Miller emphasized how early account monitoring is the most effective and proactive measure in identifying fraud during the new account application process. Early account monitoring involves closely tracking user activities and interactions from the initial stages of account creation. By doing so, financial institutions can identify unusual patterns or behaviors that may indicate fraudulent activities before they escalate. This approach is particularly crucial during the onboarding process, where potential fraudsters may attempt to exploit vulnerabilities.
These two experts determined that using a phone-centric approach to digital identity verification is the most effective method for identifying and eliminating fraud. Phone attributes may include factors such as the device's location, the type of phone used, and its historical activity. Analyzing these attributes helps create a digital fingerprint for the device, enabling the identification of anomalies that might indicate fraudulent behavior. Similarly, considering customer behavior attributes, such as transaction patterns, login frequency, and typical usage patterns, provides valuable insights into individual user activities. By combining phone and customer behavior attributes, organizations can establish a more comprehensive and nuanced understanding of user interactions, allowing for more accurate detection of potential fraud. This approach leverages a multi-dimensional analysis, making it challenging for fraudsters to mimic legitimate user behavior convincingly.

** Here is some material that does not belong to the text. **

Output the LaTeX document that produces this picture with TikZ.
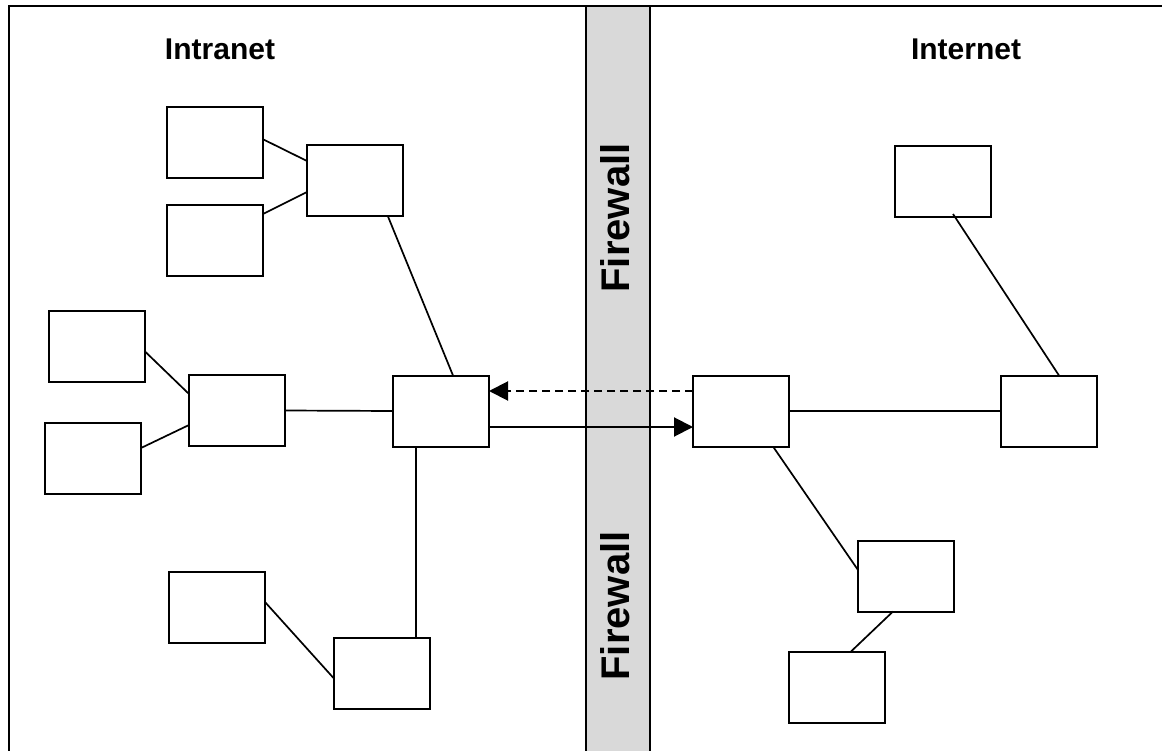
\documentclass[tikz,border=0pt]{standalone}
\usepackage{fontspec}
\setmainfont{Liberation Sans}
\usetikzlibrary{arrows.meta}
\begin{document}
\begin{tikzpicture}[x=1pt,y=-1pt,
  box/.style={draw=black,line width=2pt,fill=white,minimum width=96pt,minimum height=71pt,inner sep=0pt,outer sep=0pt},
  link/.style={draw=black,line width=1.7pt},
  title/.style={font=\bfseries\fontsize{30}{36}\selectfont,anchor=base},
  fwtext/.style={font=\bfseries\fontsize{40}{48}\selectfont,anchor=base,rotate=90},
  tip/.style={-{Triangle[length=19pt,width=19pt]}}]
\useasboundingbox (0,0) rectangle (1162,751);
% firewall band
\fill[black!15] (586,6.5) rectangle (650,751);
\draw[line width=2pt] (586,751) -- (586,6.5);
\draw[line width=2pt] (650,751) -- (650,6.5);
% frame
\draw[line width=2pt] (8.5,751) -- (8.5,6.5) -- (1162,6.5);
% titles
\node[title] (intranet) at (220,60) {Intranet};
\node[title] (internet) at (966,60) {Internet};
\node[fwtext] (fw1) at (629,218) {Firewall};
\node[fwtext] (fw2) at (629,606) {Firewall};
% boxes
\node[box] (A) at (214.5,142.5) {};
\node[box] (B) at (215,241) {};
\node[box] (C) at (355,181) {};
\node[box] (D) at (96.5,346.5) {};
\node[box] (E) at (93,458.5) {};
\node[box] (F) at (237,410.5) {};
\node[box] (G) at (441,411) {};
\node[box] (H) at (217,607.5) {};
\node[box] (I) at (381.5,673.5) {};
\node[box] (J) at (741,411) {};
\node[box] (K) at (1049,411) {};
\node[box] (L) at (942.5,181.5) {};
\node[box] (M) at (906,576) {};
\node[box] (N) at (836.5,687) {};
% links
\draw[link] ([yshift=3.5pt]A.east) -- ([yshift=20pt]C.west);
\draw[link] ([yshift=27pt]B.east) -- ([yshift=-11pt]C.west);
\draw[link] ([xshift=33pt]C.south) -- ([xshift=12pt]G.north);
\draw[link] ([yshift=-4.5pt]D.east) -- ([yshift=16.5pt]F.west);
\draw[link] ([yshift=10.5pt]E.east) -- ([yshift=-14.5pt]F.west);
\draw[link] (F.east) -- (G.west);
\draw[link] ([xshift=-25pt]G.south) -- ([xshift=-25pt]G.south |- I.north);
\draw[link] ([yshift=5.5pt]H.east) -- ([yshift=-4.5pt]I.west);
\draw[link,tip,dash pattern=on 8pt off 5pt,line width=2pt] ([yshift=20pt]J.west) -- ([yshift=20pt]G.east);
\draw[link,tip,line width=2pt] ([yshift=-16pt]G.east) -- ([yshift=-16pt]J.west);
\draw[link] (J.east) -- (K.west);
\draw[link] ([xshift=10.5pt,yshift=3pt]L.south) -- ([xshift=10pt]K.north);
\draw[link] ([xshift=32pt]J.south) -- ([yshift=6pt]M.west);
\draw[link] ([xshift=-13pt]M.south) -- ([xshift=14.5pt]N.north);
\end{tikzpicture}
\end{document}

The importance of a holistic view and utilizing peer profiles for risk assessment is rooted in the understanding that fraud prevention requires a comprehensive understanding of the entire ecosystem. A holistic view involves considering various risk factors and elements simultaneously, such as user behavior, transaction history, and device attributes. This approach allows for a more nuanced risk assessment, identifying potential fraud by recognizing patterns and anomalies across multiple dimensions. Because of the ubiquity of phone ownership and usage, using phone intelligence enhances this holistic approach by comparing an individual's behavior against that of their peer group. By establishing normal behavior patterns within a specific context, such as geographical location or demographic group, organizations can better identify abnormal or suspicious activities.

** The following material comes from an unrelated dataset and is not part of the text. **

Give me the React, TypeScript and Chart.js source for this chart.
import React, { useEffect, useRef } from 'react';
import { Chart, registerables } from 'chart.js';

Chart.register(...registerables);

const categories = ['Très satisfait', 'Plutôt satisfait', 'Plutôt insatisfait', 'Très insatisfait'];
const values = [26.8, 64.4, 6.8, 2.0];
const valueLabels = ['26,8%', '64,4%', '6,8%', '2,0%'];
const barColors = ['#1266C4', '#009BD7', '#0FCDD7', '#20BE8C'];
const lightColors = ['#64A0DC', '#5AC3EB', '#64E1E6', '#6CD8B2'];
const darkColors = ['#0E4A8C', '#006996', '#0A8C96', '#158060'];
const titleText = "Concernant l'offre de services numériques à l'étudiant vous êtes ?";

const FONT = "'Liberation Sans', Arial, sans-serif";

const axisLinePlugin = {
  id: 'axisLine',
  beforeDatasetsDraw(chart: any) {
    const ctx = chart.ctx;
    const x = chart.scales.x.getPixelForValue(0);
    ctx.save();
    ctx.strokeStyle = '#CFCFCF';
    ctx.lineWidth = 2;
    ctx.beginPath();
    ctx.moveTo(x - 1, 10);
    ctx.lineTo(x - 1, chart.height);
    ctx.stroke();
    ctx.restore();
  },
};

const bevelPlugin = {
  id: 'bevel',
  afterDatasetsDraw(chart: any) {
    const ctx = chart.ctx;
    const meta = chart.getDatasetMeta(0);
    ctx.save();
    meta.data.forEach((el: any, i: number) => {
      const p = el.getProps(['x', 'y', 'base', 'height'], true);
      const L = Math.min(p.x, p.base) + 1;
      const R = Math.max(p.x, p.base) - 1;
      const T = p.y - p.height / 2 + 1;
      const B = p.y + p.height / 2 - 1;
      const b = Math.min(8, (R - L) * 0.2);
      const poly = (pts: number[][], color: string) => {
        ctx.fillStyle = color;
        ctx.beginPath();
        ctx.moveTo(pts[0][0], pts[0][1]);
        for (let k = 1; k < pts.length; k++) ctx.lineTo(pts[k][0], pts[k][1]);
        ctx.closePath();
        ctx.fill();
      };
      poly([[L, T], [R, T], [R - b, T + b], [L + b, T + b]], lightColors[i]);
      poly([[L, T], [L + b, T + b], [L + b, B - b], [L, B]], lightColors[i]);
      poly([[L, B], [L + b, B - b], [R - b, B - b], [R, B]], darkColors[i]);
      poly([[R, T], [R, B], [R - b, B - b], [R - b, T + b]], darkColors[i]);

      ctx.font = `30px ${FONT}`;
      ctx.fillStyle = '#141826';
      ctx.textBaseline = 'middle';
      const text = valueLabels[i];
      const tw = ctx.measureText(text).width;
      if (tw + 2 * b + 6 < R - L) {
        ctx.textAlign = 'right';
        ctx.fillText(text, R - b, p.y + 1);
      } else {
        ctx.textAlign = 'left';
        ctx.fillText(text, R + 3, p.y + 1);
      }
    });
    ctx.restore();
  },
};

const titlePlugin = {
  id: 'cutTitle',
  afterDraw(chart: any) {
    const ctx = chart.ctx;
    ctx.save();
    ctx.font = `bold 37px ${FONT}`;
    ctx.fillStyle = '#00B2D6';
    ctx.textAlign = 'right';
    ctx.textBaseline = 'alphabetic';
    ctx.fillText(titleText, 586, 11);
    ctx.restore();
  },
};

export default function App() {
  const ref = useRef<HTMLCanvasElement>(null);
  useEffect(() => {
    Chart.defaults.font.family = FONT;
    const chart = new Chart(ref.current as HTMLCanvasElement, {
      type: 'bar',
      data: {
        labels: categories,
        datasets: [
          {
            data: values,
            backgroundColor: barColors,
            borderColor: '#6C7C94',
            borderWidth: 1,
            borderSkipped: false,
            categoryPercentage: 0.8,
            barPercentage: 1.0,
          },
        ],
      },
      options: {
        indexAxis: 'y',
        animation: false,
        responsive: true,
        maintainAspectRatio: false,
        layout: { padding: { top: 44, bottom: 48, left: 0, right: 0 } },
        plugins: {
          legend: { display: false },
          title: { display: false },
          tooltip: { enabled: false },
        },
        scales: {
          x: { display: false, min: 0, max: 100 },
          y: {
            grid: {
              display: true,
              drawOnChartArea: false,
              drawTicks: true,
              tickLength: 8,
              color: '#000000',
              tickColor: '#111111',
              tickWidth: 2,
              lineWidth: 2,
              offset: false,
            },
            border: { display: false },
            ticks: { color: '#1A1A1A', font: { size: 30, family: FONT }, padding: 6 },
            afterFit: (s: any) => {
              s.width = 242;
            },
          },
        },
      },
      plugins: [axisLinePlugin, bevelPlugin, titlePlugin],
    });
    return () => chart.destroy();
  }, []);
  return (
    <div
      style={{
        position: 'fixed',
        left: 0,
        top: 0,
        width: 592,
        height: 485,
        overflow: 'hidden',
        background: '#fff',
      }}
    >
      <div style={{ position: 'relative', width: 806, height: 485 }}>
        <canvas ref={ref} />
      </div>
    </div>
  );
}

Integrating digital identity signals into monitoring systems is an important step in enhancing fraud detection capabilities for fraud teams. By constantly assessing relevant data, organizations can identify suspicious activities and mitigate risks associated with mule and first-party fraud. Early account monitoring is a key strategy in managing potential threats, offering a preemptive approach to safeguarding financial transactions. Leveraging fraud and identity risk signals in real-time not only strengthens the defensive mechanisms but also acts as a powerful deterrent, enabling swift action to prevent scams before they materialize. A comprehensive and dynamic approach to fraud prevention is imperative, combining advanced technology, vigilant monitoring, and rapid response mechanisms to ensure the security of digital transactions.